Chris Evans in his article ‘The Effectiveness of m-learning in the form of podcast revision lectures in higher education’ describes how effective has been podcasting as a tool in m-learning, specifically to teaching undergraduate students in higher education.  http://www.cblt.soton.ac.uk/multimedia/PDFsMM09/Effect%20of%20mobile%20learning%20in%20the%20form%20of%20podcast%20revision%20lectures%20in%20higher%20education.pdf

Also, if you’re interested in developSkype Recordering your proficiency on how to produce and publish podcasts and how to implement them in the language classroom, we recommend you to take a look at this blog, ‘Podcasting for the ESL-EFL classroom’. http://podcasting2013evo.blogspot.com/

Finally, this is an interesting material on an experience using student-generated video podcasts in a Japanese EFL classroom, written by Ami Christensen, that may give you some ideas on how to use this resource in any future projects. http://minds.wisconsin.edu/handle/1793/65612


  1. It looks awesome diana!! congrats!

  2. Very professional post Diana. Very precise and concise. You also have a great voice for radio programs.
    I do agree with you when you mention the many advantages of podcasts for students, especially the part about listening to podcasts while commuting considering our context, Caracas, where they spend at least two hours daily in commuting time.

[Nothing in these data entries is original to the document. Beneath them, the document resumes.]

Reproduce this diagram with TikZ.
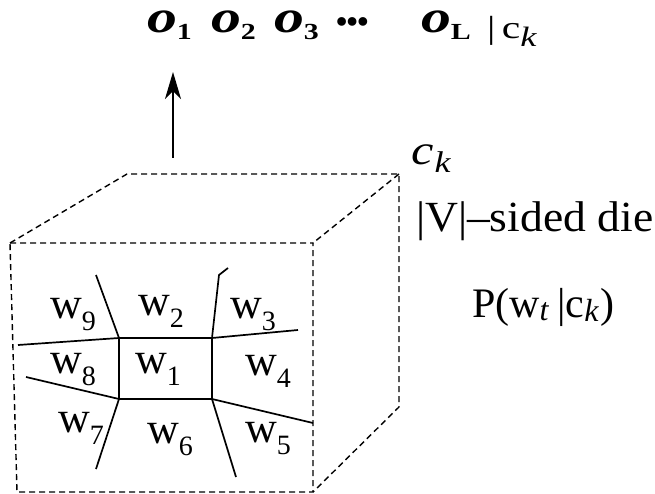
\documentclass[tikz,border=0pt]{standalone}
\usepackage{fontspec}
\setmainfont{Liberation Serif}
\usetikzlibrary{arrows.meta}
\newcommand\fs[1]{\fontsize{#1}{#1}\selectfont}
\newcommand\lowsub[3]{\raisebox{-#2pt}{\fs{#1}#3}}
\newcommand\wide[2]{\scalebox{#1}[1]{#2}}
\begin{document}
\begin{tikzpicture}[x=1pt,y=-1pt,
  lbl/.style={inner sep=0pt,outer sep=0pt,anchor=base west},
  dieedge/.style={line width=1.4pt,dash pattern=on 6pt off 4pt},
  cell/.style={line width=1.7pt},
  arr/.style={line width=1.5pt,-{Stealth[length=27pt,width=16pt,inset=8pt]}}]
\useasboundingbox (0,0) rectangle (655,494);
% top sequence
\node[lbl] (o1) at (147,33) {\wide{1.3}{\fs{46}\textbf{\textit{o}}\lowsub{23}{7}{\textbf{1}}}};
\node[lbl] (o2) at (211,33) {\wide{1.3}{\fs{46}\textbf{\textit{o}}\lowsub{23}{7}{\textbf{2}}}};
\node[lbl] (o3) at (274,33) {\wide{1.3}{\fs{46}\textbf{\textit{o}}\lowsub{23}{7}{\textbf{3}}}};
\node[lbl] (dots) at (336,33) {\fs{32}\textbf{•\kern-0.5pt•\kern-0.5pt•}};
\node[lbl] (oL) at (421,33) {\wide{1.3}{\fs{46}\textbf{\textit{o}}\lowsub{23}{7}{\textbf{L}}}};
\node[lbl] (given) at (487,39) {\wide{1.3}{\fs{32}|\kern5pt c\lowsub{28}{8}{\textit{k}}}};
% arrow
\coordinate (atail) at (173,158);
\coordinate (ahead) at (173,72);
\draw[arr] (atail) -- (ahead);
% right texts
\node[lbl] (cklabel) at (411,165) {\wide{1.2}{\fs{42}\textit{c}\lowsub{30}{8}{\kern1pt\textit{k}}}};
\node[lbl] (die) at (416,232) {\wide{1.06}{\fs{43}|V|–sided die}};
\node[lbl] (prob) at (472,317) {\fs{42}P(w\lowsub{32}{3}{\textit{t}}\kern8pt|c\lowsub{32}{4}{\textit{k}}\kern2pt)};
% cube
\draw[dieedge] (10,243) -- (313,243) -- (313,492) -- (17,492) -- cycle;
\draw[dieedge] (10,243) -- (127,174) -- (399,174) -- (399,407) -- (313,492);
\draw[dieedge] (399,174) -- (313,243);
% faces of the die
\coordinate (ia) at (119,338);
\coordinate (ib) at (212,338);
\coordinate (ic) at (212,399);
\coordinate (id) at (119,399);
\draw[cell] (ia) -- (ib) -- (ic) -- (id) -- cycle;
\draw[cell] (ia) -- (96,275);
\draw[cell] (ib) -- (219,275) -- (228,268);
\draw[cell] (ia) -- (18,345);
\draw[cell] (ib) -- (298,330);
\draw[cell] (id) -- (26,377);
\draw[cell] (ic) -- (313,423);
\draw[cell] (id) -- (96,469);
\draw[cell] (ic) -- (236,477);
% labels
\node[lbl] (w9) at (50,318) {\fs{44}w\lowsub{28}{12}{9}};
\node[lbl] (w2) at (138,315) {\fs{44}w\lowsub{28}{12}{2}};
\node[lbl] (w3) at (230,318) {\fs{44}w\lowsub{28}{12}{3}};
\node[lbl] (w8) at (50,373) {\fs{44}w\lowsub{28}{12}{8}};
\node[lbl] (w1) at (135,373) {\fs{44}w\lowsub{28}{12}{1}};
\node[lbl] (w4) at (245,375) {\fs{44}w\lowsub{28}{12}{4}};
\node[lbl] (w7) at (58,432) {\fs{44}w\lowsub{28}{12}{7}};
\node[lbl] (w6) at (147,443) {\fs{44}w\lowsub{28}{12}{6}};
\node[lbl] (w5) at (245,442) {\fs{44}w\lowsub{28}{12}{5}};
\end{tikzpicture}
\end{document}
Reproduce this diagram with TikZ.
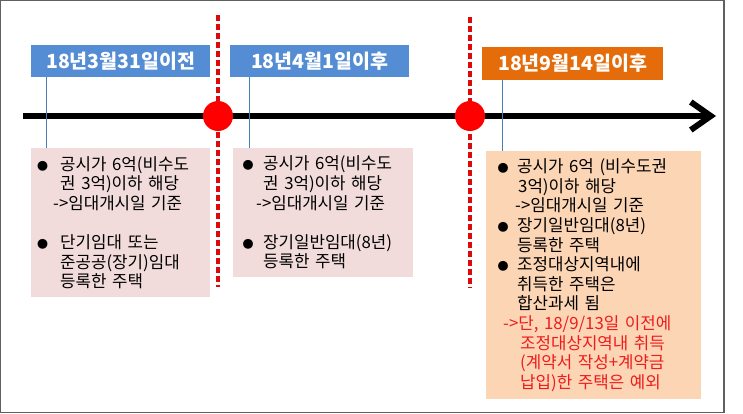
\documentclass[tikz,border=0pt]{standalone}
\usepackage{fontspec}
\setmainfont{Noto Sans CJK KR}
\definecolor{hdblue}{RGB}{84,141,212}
\definecolor{hdorange}{RGB}{228,108,10}
\definecolor{notepink}{RGB}{242,220,219}
\definecolor{notepeach}{RGB}{252,213,181}
\definecolor{linkblue}{RGB}{74,126,187}
\definecolor{markred}{RGB}{255,0,0}
\definecolor{dashred}{RGB}{220,10,10}
\definecolor{framegray}{RGB}{96,96,96}
\definecolor{warnred}{RGB}{238,28,28}
\usetikzlibrary{arrows.meta,positioning,calc}

\newlength{\hangw}
\newcommand{\bul}{\makebox[\hangw][l]{\fontsize{11}{11}\selectfont ●}}
\newcommand{\ind}{\hspace*{\hangw}}

\begin{document}
\begin{tikzpicture}[x=1pt, y=-1pt,
  header/.style={text=white, font=\fontsize{19.5}{19.5}\selectfont\bfseries,
                 inner sep=0pt, minimum height=32pt, anchor=north west},
  note/.style={anchor=north west, inner ysep=0pt, align=left,
               font=\fontsize{16.8}{19.6}\selectfont},
  link/.style={draw=linkblue, line width=0.8pt},
  cut/.style={dashred, line width=3.2pt, dash pattern=on 6pt off 3pt},
  datemark/.style={circle, fill=markred, minimum size=30pt, inner sep=0pt}]

\useasboundingbox (0,0) rectangle (743,413);
\draw[framegray, line width=1.2pt] (0.6,0.6) rectangle (724,412.4);

% === Date cuts ===
\coordinate (cut1-top) at (218,15);
\coordinate (cut1-bot) at (218,287);
\coordinate (cut2-top) at (470,17);
\coordinate (cut2-bot) at (470,288);
\draw[cut] (cut1-top) -- (cut1-bot);
\draw[cut] (cut2-top) -- (cut2-bot);

% === Timeline ===
\coordinate (tl-start) at (23,116);
\coordinate (tl-end) at (716,116);
\draw[line width=6pt, -{Straight Barb[length=20pt, width=28pt]}] (tl-start) -- (tl-end);
\node[datemark] (d1) at (218,116) {};
\node[datemark] (d2) at (470,116) {};

% === Period 1 (Blue) ===
\node[header, fill=hdblue, minimum width=179pt] (head1) at (31,45) {18년3월31일이전};
\node[note, fill=notepink, minimum width=179pt, minimum height=149pt,
      inner xsep=6pt, text width=167pt] (note1) at (31,148)
     {\setlength{\hangw}{23pt}%
      \bul 공시가 6억(비수도\\
      \ind 권 3억)이하 해당\\
      \hspace*{16pt}->임대개시일 기준\\[19.6pt]
      \bul 단기임대 또는\\
      \ind 준공공(장기)임대\\
      \ind 등록한 주택};
\draw[link] (head1.south west) ++(15,0) coordinate (tap1) -- (tap1 |- note1.north);

% === Period 2 (Blue) ===
\node[header, fill=hdblue, minimum width=179pt] (head2) at (230,45) {18년4월1일이후};
\node[note, fill=notepink, minimum width=180pt, minimum height=129pt,
      inner xsep=9.5pt, text width=161pt] (note2) at (233,148)
     {\setlength{\hangw}{20.5pt}%
      \bul 공시가 6억(비수도\\
      \ind 권 3억)이하 해당\\
      \hspace*{13.5pt}->임대개시일 기준\\[19.6pt]
      \bul 장기일반임대(8년)\\
      \ind 등록한 주택};
\draw[link] (head2.south west) ++(19,0) coordinate (tap2) -- (tap2 |- note2.north);

% === Period 3 (Orange) ===
\node[header, fill=hdorange, minimum width=181pt, minimum height=33pt] (head3) at (482,47) {18년9월14일이후};
\node[note, fill=notepeach, minimum width=215pt, minimum height=248pt,
      inner xsep=11.5pt, text width=192pt] (note3) at (486,151)
     {\setlength{\hangw}{19.5pt}%
      \bul 공시가 6억 (비수도권\\
      \ind\hspace*{1pt}3억)이하 해당\\
      \hspace*{17.5pt}->임대개시일 기준\\
      \bul 장기일반임대(8년)\\
      \ind 등록한 주택\\
      \bul 조정대상지역내에\\
      \ind 취득한 주택은\\
      \ind 합산과세 됨\\
      \textcolor{warnred}{\hspace*{5.5pt}->단, 18/9/13일 이전에}\\
      \textcolor{warnred}{\hspace*{22.5pt}조정대상지역내 취득}\\
      \textcolor{warnred}{\hspace*{22.5pt}(계약서 작성+계약금}\\
      \textcolor{warnred}{\hspace*{22.5pt}납입)한 주택은 예외}};
\draw[link] (head3.south west) ++(20,0) coordinate (tap3) -- (tap3 |- note3.north);

\end{tikzpicture}
\end{document}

  3. Way to go Diana... Very professional post, and you also have a great voice for radio programs. I do agree with you when you mention that students can take full advantage while of podcasts while commuting... especially in our context, Caracas, since they spend at least two hours daily getting to and from work.

  4. I agree with you, Diana. Podcasting is a promising tool for ELT. I have already opened a folder in my computer to keep a data base of podcasts taken from English speaking radio stations and channels. These podcasts are real convenient when preparing listening & comprehension activities for EFL learners.

  5. It is an amazing design!. It is so professional and dynamic.